Players begin their professional careers being told where they will work and how long they will stay there before they can make a decision about where they want to live and raise a family.
Dismantling the draft will take time because so many have been brainwashed about its usefulness — indeed, its necessity. Parents, players, an entire community embrace the draft as a liberating holiday, when it really is not.
“It’s remarkable because the draft is so presumed to be a part of the way sports operates that there’s an assumption that it’s a perfectly legitimate and necessary evil,” Roberts told me recently. “That’s why I say, I don’t think it’s changing anytime soon because it’s so ingrained in the psyche of fans and players and future players.”
And that is why the freedom revolt will be brought about by players not yet indoctrinated.

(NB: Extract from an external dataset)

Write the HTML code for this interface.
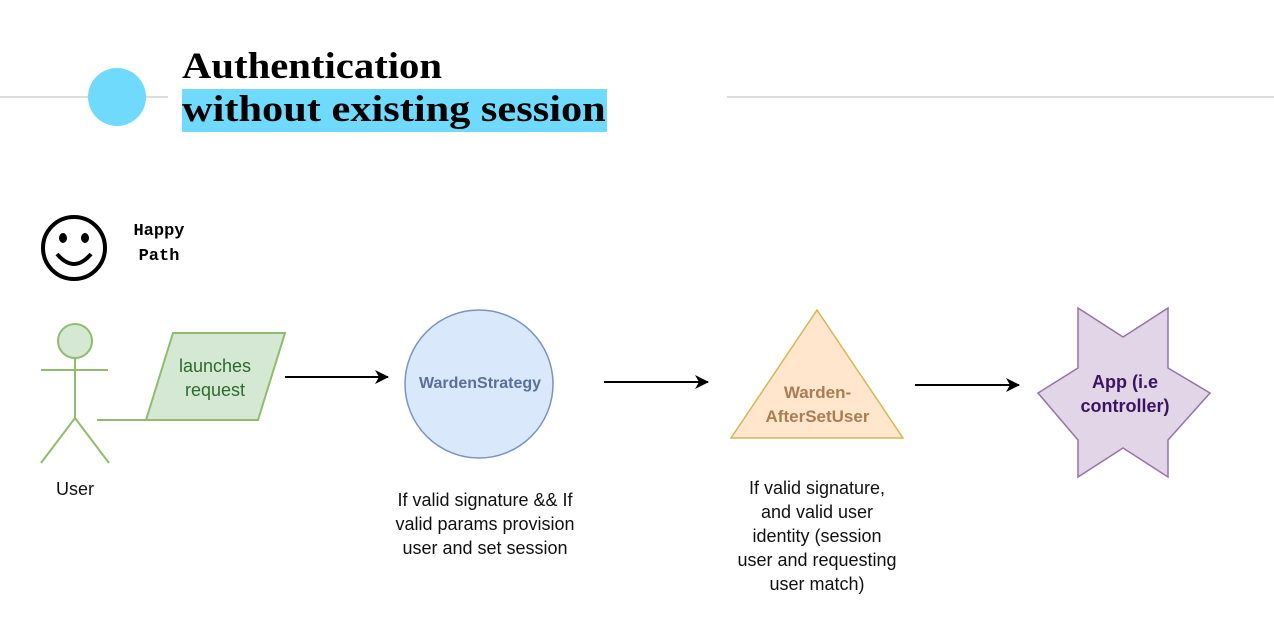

“Are the rookies strong enough as a class to say, ‘We don’t want to do it?’ I don’t know,” Roberts said, referring to players refusing to participate in the draft. “Will the players’ association do another Oscar Robertson or Spencer Haywood and find a kid that’s willing to say, ‘I’m not going, I don’t want to be drafted,’ and then challenge the system? It takes someone willing to make a sacrifice. I don’t think it’s going to happen.”
There are athletes-turned-revolutionaries in every generation.
Who could have anticipated Paul Robeson? Who could have predicted Muhammad Ali? Who could have guessed that Wilma Rudolph would return from a triumphant Rome Olympic Games and force her hometown of Clarksdale, Tennessee, to hold its first integrated parade and banquet?
Who would have predicted that star outfielder Curt Flood would face down Major League Baseball by refusing to be traded? Who would have guessed that a pair of sprinters from San Jose State would sprint their way into immortality on the victory stand at the Mexico City Games in 1968?
Who could have predicted Colin Kaepernick?
For all the look of relative calm between players and the league, a battle for freedom is brewing.
At least two generations of NBA players have never been near a labor war.
“Some of them don’t think there’s a fight,” Roberts said.
They’ll soon learn.
In sports and out, freedom is not free. Never was, never will be.